On my recent trip to Bali I was eager to learn more about the Balinese Hindus who leave such colourful and incense-filled offerings all around the island. I chose to stay in Canggu and Ubud, which are slightly less touristy areas than where I stayed on my previous visit, and was set up with a fantastic local guide at Alila Ubud who helped answer all my child-like ‘but why’ questions. From the nature of rice fields, to temple rules and silent religious days, below are 3 Balinese customs I think give an interesting insight into the culture of Bali.
No Menstruating In The Temples
On my first day wandering about Canggu I came across an unexpected sign.

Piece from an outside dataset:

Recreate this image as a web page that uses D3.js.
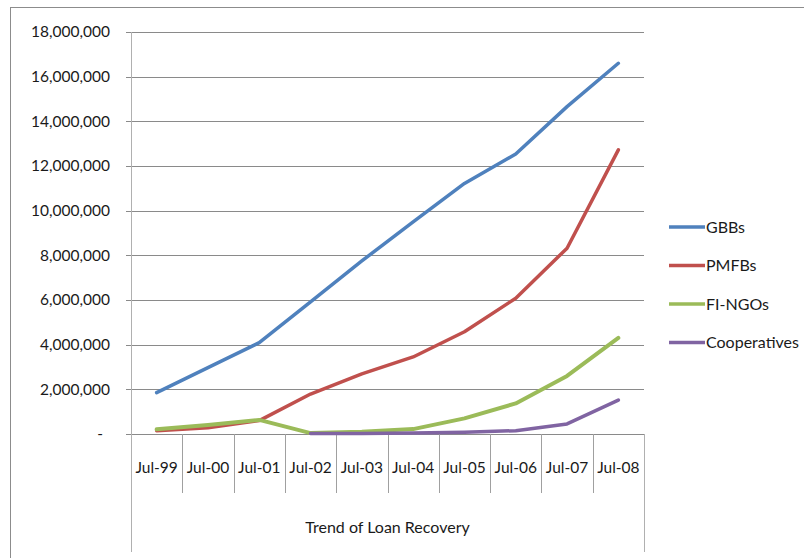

“Attention: Do not enter this temple area when you are menstruating.”
I’d been to Bali before and visited some temples but never saw any signs like this. I wondered if the notion was unique to this one particular temple but sure enough when visiting a temple near my hotel in Ubud a few days later I was asked a personal question by a female member of the temple committee. She explained it was considered disrespectful to enter a temple whilst menstruating and after I informed her I was not she beckoned me in.
Neighbourly Nature Of Rice Fields
The famous rice fields of Bali are just as beautiful and serene as I was expecting but with so much of the land split into these little plots I couldn’t help but ask my guide one day who actually owns them. He explained that the land is handed down through generations, each plot being split between the male family members, and that in each village the large fields we see may be owned by several different families.
Water is obviously crucial to the success of growing rice so each community has a system whereby the water flow is directed from the higher land to each field as and when needed.
However, my guide also went on to explain that if a landowner with ground higher than yours decides to build, say a hotel or villa, on his land you could be cut off from the water flow and lose your crops and livelihood entirely. The success of the rice farmers therefore depends heavily on the relationship with their neighbour.
Balinese New Year – A Day Of Silence
On 9th March 2016 the Balinese will celebrate Nyepi Day for the start of the new year. The Balinese jointly follow 2 calendars and Nyepi is the start of the Saka calendar, which is 78 years behind ours! Nyepi follows after a new moon and is celebrated in a very special way – everything is switched off. The Four Nyepi Prohibitions state that Balinese Hindus must practise no pleasure (amati lelangon), no traffic (amati lelungan), no fire (amati geni) and no work (amati karya). Essentially the whole island shuts down – the TV networks switch off, the roads are devoid of traffic, the people are to remain at home and even the airport is closed for 24 hours.
Visitors are expected to respect the local customs too and are not permitted to leave their hotels. The only people found on the streets are the traditional community watch patrols who enforce the rules of Nyepi. Most hotels will explain to their guests in advance about the tradition and put on quiet activities inside the resort to keep guests busy. Many tourists do leave Bali at this time though because of the restrictions. However, the days before and after Nyepi are filled with colourful parades and celebrations (including the intriguing Ogoh-Ogoh exorcism ceremony and parade the day before Nyepi), which make it a very special time to be a guest here.
I think it’s incredibly admirable in this age that a whole island can shut down for a day to uphold a religious tradition even if it’s not so good for tourism! I don’t think I’ve been anywhere that completely closes for 24 hours. Have you?
Will you be in Bali for Nyepi Day? Did you know about these Balinese customs?